North Korea also said it would not need to keep its nuclear weapons if the U.S. drops its military threats and provides a credible security guarantee, Chung said. That reflects a longstanding demand from North Korea, which opposes the presence of nearly 30,000 U.S. forces in South Korea. Chung said the North promised not to use its nuclear and conventional weapons against South Korea.

Chung said he will soon fly to the United States to brief officials about the outcome of the talks with North Korea.

If U.S.-North Korean talks do start, a likely first step would be exploratory discussions to see if a serious nuclear negotiation is possible. The last such dialogue happened in 2012 and collapsed weeks after a provisional deal on a nuclear freeze was reached.

Arms control advocates said the developments greatly improve the prospects for peace and security in the region.

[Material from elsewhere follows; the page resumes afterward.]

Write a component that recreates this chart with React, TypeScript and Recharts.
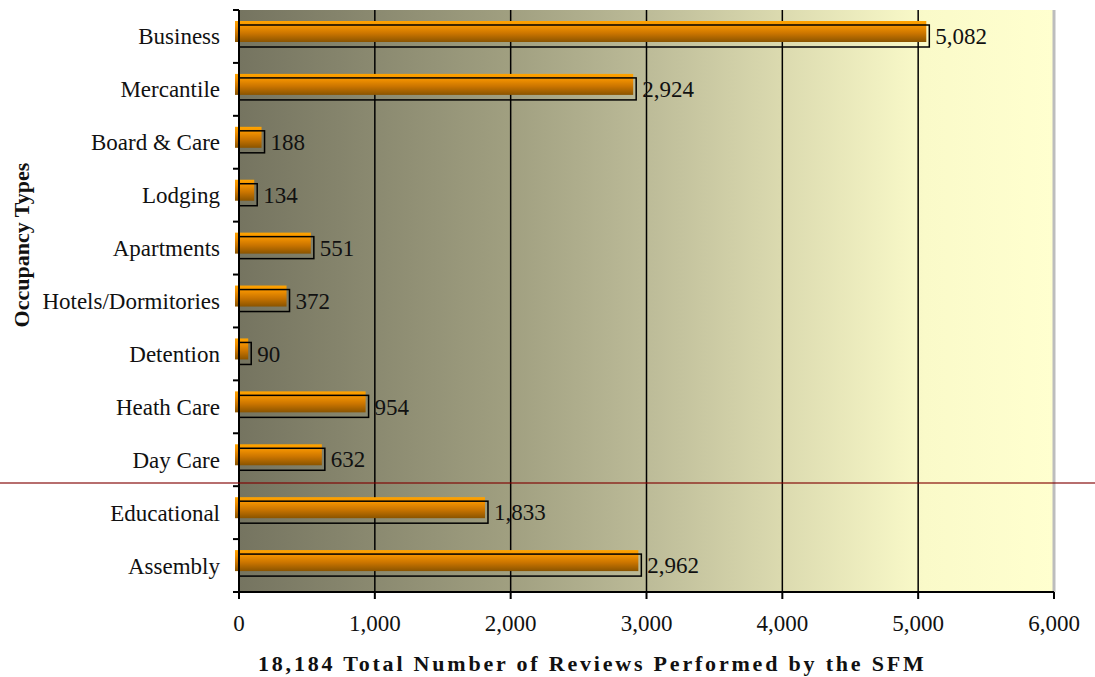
import React from "react";
import {
  Bar,
  BarChart,
  CartesianGrid,
  LabelList,
  ReferenceLine,
  XAxis,
  YAxis,
} from "recharts";

const categories = [
  "Business",
  "Mercantile",
  "Board & Care",
  "Lodging",
  "Apartments",
  "Hotels/Dormitories",
  "Detention",
  "Heath Care",
  "Day Care",
  "Educational",
  "Assembly",
];

const reviews = [5082, 2924, 188, 134, 551, 372, 90, 954, 632, 1833, 2962];

const xTicks = [0, 1000, 2000, 3000, 4000, 5000, 6000];

const data = categories.map((category, i) => ({ category, reviews: reviews[i] }));

const FONT = '"Liberation Serif", "Times New Roman", serif';
const WIDTH = 1095;
const HEIGHT = 677;
const AXIS_X = 239;
const PLOT_TOP = 10;
const PLOT_BOTTOM = 592;
const HALF_BAND = (PLOT_BOTTOM - PLOT_TOP) / categories.length / 2;

function CategoryTick(props: any) {
  const { x, y, payload, index } = props;
  const last = index === categories.length - 1;
  return (
    <g>
      <line x1={AXIS_X - 6} x2={AXIS_X} y1={y - HALF_BAND} y2={y - HALF_BAND} stroke="#000" strokeWidth={2} />
      {last && (
        <line x1={AXIS_X - 6} x2={AXIS_X} y1={y + HALF_BAND} y2={y + HALF_BAND} stroke="#000" strokeWidth={2} />
      )}
      <text x={x} y={y} dy={8} textAnchor="end" fill="#111" fontSize={23} fontFamily={FONT}>
        {payload.value}
      </text>
    </g>
  );
}

// orange bar with a black outline box offset down-right (Excel 3D look)
function BarShape(props: any) {
  const { x, y, width, height } = props;
  return (
    <g>
      <rect x={x - 4} y={y - 4} width={width + 1} height={21} fill="url(#barGrad)" />
      <rect x={x} y={y} width={width} height={height} fill="none" stroke="#000" strokeWidth={1.5} />
    </g>
  );
}

export default function App() {
  return (
    <div style={{ position: "relative", width: WIDTH, height: HEIGHT, background: "#fff" }}>
      <style>{`body{margin:0}`}</style>
      <BarChart
        width={WIDTH}
        height={HEIGHT}
        data={data}
        layout="vertical"
        margin={{ top: PLOT_TOP, right: 41, bottom: 0, left: 0 }}
      >
        <defs>
          <linearGradient id="bgGrad" x1="0" y1="0" x2="1" y2="0">
            <stop offset="0%" stopColor="#757460" />
            <stop offset="33%" stopColor="#a09f80" />
            <stop offset="50%" stopColor="#bcbb98" />
            <stop offset="67%" stopColor="#dcdbb0" />
            <stop offset="84%" stopColor="#fafac9" />
            <stop offset="100%" stopColor="#ffffcf" />
          </linearGradient>
          <linearGradient id="barGrad" x1="0" y1="0" x2="0" y2="1">
            <stop offset="0%" stopColor="#ffa400" />
            <stop offset="25%" stopColor="#f39200" />
            <stop offset="60%" stopColor="#c97400" />
            <stop offset="100%" stopColor="#8a5400" />
          </linearGradient>
        </defs>
        <CartesianGrid horizontal={false} stroke="#000" strokeWidth={1.5} fill="url(#bgGrad)" fillOpacity={1} />
        <ReferenceLine x={6000} stroke="#bdbdbd" strokeWidth={3} />
        <XAxis
          type="number"
          domain={[0, 6000]}
          ticks={xTicks}
          height={HEIGHT - PLOT_BOTTOM}
          axisLine={{ stroke: "#000", strokeWidth: 2 }}
          tickLine={{ stroke: "#000", strokeWidth: 2 }}
          tickSize={7}
          tickMargin={16}
          tickFormatter={(v: number) => v.toLocaleString("en-US")}
          tick={{ fill: "#111", fontSize: 23, fontFamily: FONT }}
          label={{
            content: () => (
              <text
                x={258}
                y={671}
                fill="#111"
                fontSize={22}
                fontWeight="bold"
                letterSpacing={2.8}
                fontFamily={FONT}
              >
                18,184 Total Number of Reviews Performed by the SFM
              </text>
            ),
          }}
        />
        <YAxis
          type="category"
          dataKey="category"
          width={AXIS_X}
          axisLine={{ stroke: "#000", strokeWidth: 2 }}
          tickLine={false}
          tickSize={6}
          tickMargin={13}
          tick={<CategoryTick />}
          interval={0}
          label={{
            content: () => (
              <text
                x={29}
                y={245}
                transform="rotate(-90, 29, 245)"
                textAnchor="middle"
                fill="#111"
                fontSize={22}
                fontWeight="bold"
                fontFamily={FONT}
              >
                Occupancy Types
              </text>
            ),
          }}
        />
        <Bar dataKey="reviews" barSize={22} shape={<BarShape />} isAnimationActive={false}>
          <LabelList
            dataKey="reviews"
            position="right"
            offset={6}
            formatter={(v: any) => Number(v).toLocaleString("en-US")}
            fill="#111"
            fontSize={23}
            fontFamily={FONT}
          />
        </Bar>
      </BarChart>
      <div
        style={{
          position: "absolute",
          left: 0,
          top: 482,
          width: WIDTH,
          height: 1.5,
          background: "rgba(128,0,0,0.57)",
          pointerEvents: "none",
        }}
      />
    </div>
  );
}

Daryl Kimball, executive director of the U.S.-based Arms Control Association, urged the Trump administration and Congress to support "this important diplomatic opening."

But the administration will have difficult questions of its own as it gauges North Korea's intentions. An initial hurdle could be presented by U.S.-South Korean military drills that were postponed during the Olympics and are due to resume next month. North Korea is likely to push for a suspension of the drills which it views as a provocation and a threat, and may ask for relief from U.S.-led economic sanctions.